#### [PROVIDED DATA]
⟨

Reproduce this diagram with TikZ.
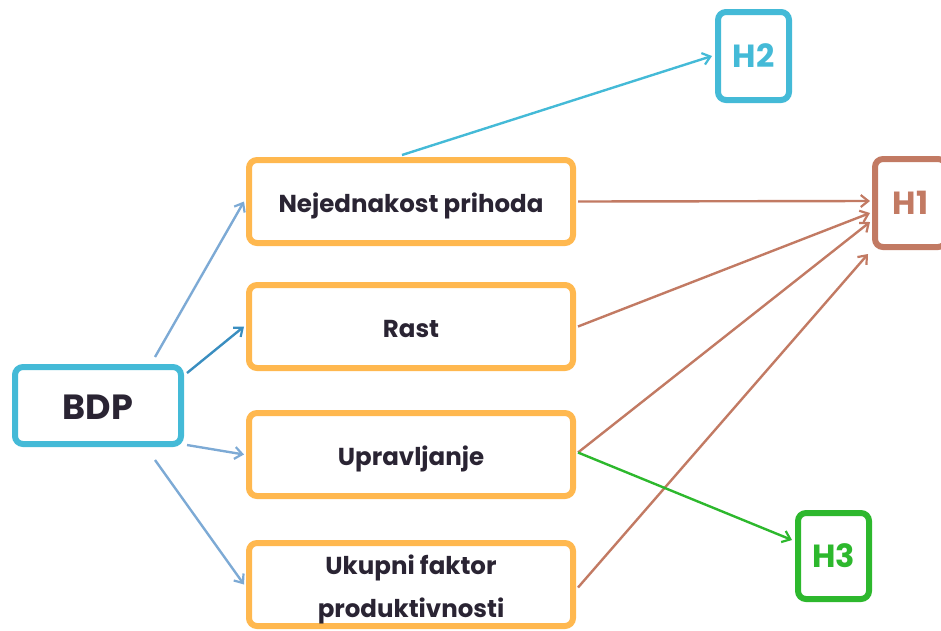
\documentclass[tikz,border=0pt]{standalone}
\usepackage{fontspec}
\setmainfont{Poppins}
\usetikzlibrary{arrows.meta}
\definecolor{cyanb}{HTML}{44BAD7}
\definecolor{orng}{HTML}{FFB84F}
\definecolor{brwn}{HTML}{C27A63}
\definecolor{grn}{HTML}{2DB82D}
\definecolor{lblue}{HTML}{7DAAD5}
\definecolor{dblue}{HTML}{3A8EC0}
\definecolor{txt}{HTML}{2A2433}
\newcommand{\lowr}[2]{\raisebox{-#1}[\height][\depth]{#2}}
\begin{document}
\begin{tikzpicture}[x=1pt,y=-1pt,
  box/.style={draw, line width=6pt, rounded corners=8pt, fill=white, text=txt, font=\bfseries, inner sep=0pt},
  midbox/.style={box, draw=orng, minimum width=324pt, minimum height=83pt, font=\bfseries\fontsize{24.5}{43}\selectfont},
  hbox/.style={box, minimum width=71pt, minimum height=88pt, font=\bfseries\fontsize{32}{34}\selectfont},
  conn/.style={line width=2.4pt, -{Straight Barb[length=7.5pt,width=12pt,line width=2.2pt]}}
]
\useasboundingbox (0,0) rectangle (941,630);
\node[box, draw=cyanb, minimum width=166pt, minimum height=77pt, font=\bfseries\fontsize{35}{38}\selectfont] (bdp) at (98,405.5) {\lowr{2pt}{BDP}};
\node[midbox] (nej) at (411,201.5) {\lowr{4pt}{Nejednakost prihoda}};
\node[midbox] (rast) at (411,326.5) {\lowr{2pt}{Rast}};
\node[midbox] (upr) at (411,454.5) {\lowr{4pt}{Upravljanje}};
\node[midbox] (uk) at (411,584.5) {\lowr{5pt}{\parbox{300pt}{\centering Ukupni faktor\\produktivnosti}}};
\node[hbox, draw=cyanb, text=cyanb] (h2) at (753.5,56) {H2};
\node[hbox, draw=brwn, text=brwn] (h1) at (910.5,203) {H1};
\node[hbox, draw=grn, text=grn, minimum height=86pt] (h3) at (833.5,556) {H3};

\draw[conn, lblue] ([xshift=-29pt,yshift=7pt]bdp.north east) -- ([xshift=-2pt]nej.west);
\draw[conn, dblue] ([xshift=3pt,yshift=-9pt]bdp.north east) -- ([xshift=-2pt]rast.west);
\draw[conn, lblue] ([xshift=3pt,yshift=2pt]bdp.south east) -- ([xshift=-2pt]upr.west);
\draw[conn, lblue] ([xshift=-29pt,yshift=-13pt]bdp.south east) -- ([xshift=-2pt]uk.west);
\draw[conn, cyanb] ([xshift=-9pt,yshift=2pt]nej.north) -- ([xshift=-3pt]h2.west);
\draw[conn, brwn] ([xshift=2pt]nej.east) -- ([xshift=-2pt,yshift=2pt]h1.west);
\draw[conn, brwn] ([xshift=2pt]rast.east) -- ([xshift=-2pt,yshift=-10pt]h1.west);
\draw[conn, brwn] ([xshift=2pt,yshift=2pt]upr.east) -- ([xshift=-2pt,yshift=-19pt]h1.west);
\draw[conn, brwn] ([xshift=2pt,yshift=-3pt]uk.east) -- ([xshift=-4pt,yshift=-4pt]h1.south west);
\draw[conn, grn] ([xshift=2pt,yshift=2pt]upr.east) -- ([xshift=-3pt,yshift=16pt]h3.west);
\end{tikzpicture}
\end{document}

⟩

#### [WORK INSTRUCTIONS]
Leave out the pictures and restate everything else word for word.

#### [THE RESULT]
Reproduce this diagram with TikZ.
\documentclass[tikz,border=0pt]{standalone}
\usepackage{fontspec}
\setmainfont{Poppins}
\usetikzlibrary{arrows.meta}
\definecolor{cyanb}{HTML}{44BAD7}
\definecolor{orng}{HTML}{FFB84F}
\definecolor{brwn}{HTML}{C27A63}
\definecolor{grn}{HTML}{2DB82D}
\definecolor{lblue}{HTML}{7DAAD5}
\definecolor{dblue}{HTML}{3A8EC0}
\definecolor{txt}{HTML}{2A2433}
\newcommand{\lowr}[2]{\raisebox{-#1}[\height][\depth]{#2}}
\begin{document}
\begin{tikzpicture}[x=1pt,y=-1pt,
  box/.style={draw, line width=6pt, rounded corners=8pt, fill=white, text=txt, font=\bfseries, inner sep=0pt},
  midbox/.style={box, draw=orng, minimum width=324pt, minimum height=83pt, font=\bfseries\fontsize{24.5}{43}\selectfont},
  hbox/.style={box, minimum width=71pt, minimum height=88pt, font=\bfseries\fontsize{32}{34}\selectfont},
  conn/.style={line width=2.4pt, -{Straight Barb[length=7.5pt,width=12pt,line width=2.2pt]}}
]
\useasboundingbox (0,0) rectangle (941,630);
\node[box, draw=cyanb, minimum width=166pt, minimum height=77pt, font=\bfseries\fontsize{35}{38}\selectfont] (bdp) at (98,405.5) {\lowr{2pt}{BDP}};
\node[midbox] (nej) at (411,201.5) {\lowr{4pt}{Nejednakost prihoda}};
\node[midbox] (rast) at (411,326.5) {\lowr{2pt}{Rast}};
\node[midbox] (upr) at (411,454.5) {\lowr{4pt}{Upravljanje}};
\node[midbox] (uk) at (411,584.5) {\lowr{5pt}{\parbox{300pt}{\centering Ukupni faktor\\produktivnosti}}};
\node[hbox, draw=cyanb, text=cyanb] (h2) at (753.5,56) {H2};
\node[hbox, draw=brwn, text=brwn] (h1) at (910.5,203) {H1};
\node[hbox, draw=grn, text=grn, minimum height=86pt] (h3) at (833.5,556) {H3};

\draw[conn, lblue] ([xshift=-29pt,yshift=7pt]bdp.north east) -- ([xshift=-2pt]nej.west);
\draw[conn, dblue] ([xshift=3pt,yshift=-9pt]bdp.north east) -- ([xshift=-2pt]rast.west);
\draw[conn, lblue] ([xshift=3pt,yshift=2pt]bdp.south east) -- ([xshift=-2pt]upr.west);
\draw[conn, lblue] ([xshift=-29pt,yshift=-13pt]bdp.south east) -- ([xshift=-2pt]uk.west);
\draw[conn, cyanb] ([xshift=-9pt,yshift=2pt]nej.north) -- ([xshift=-3pt]h2.west);
\draw[conn, brwn] ([xshift=2pt]nej.east) -- ([xshift=-2pt,yshift=2pt]h1.west);
\draw[conn, brwn] ([xshift=2pt]rast.east) -- ([xshift=-2pt,yshift=-10pt]h1.west);
\draw[conn, brwn] ([xshift=2pt,yshift=2pt]upr.east) -- ([xshift=-2pt,yshift=-19pt]h1.west);
\draw[conn, brwn] ([xshift=2pt,yshift=-3pt]uk.east) -- ([xshift=-4pt,yshift=-4pt]h1.south west);
\draw[conn, grn] ([xshift=2pt,yshift=2pt]upr.east) -- ([xshift=-3pt,yshift=16pt]h3.west);
\end{tikzpicture}
\end{document}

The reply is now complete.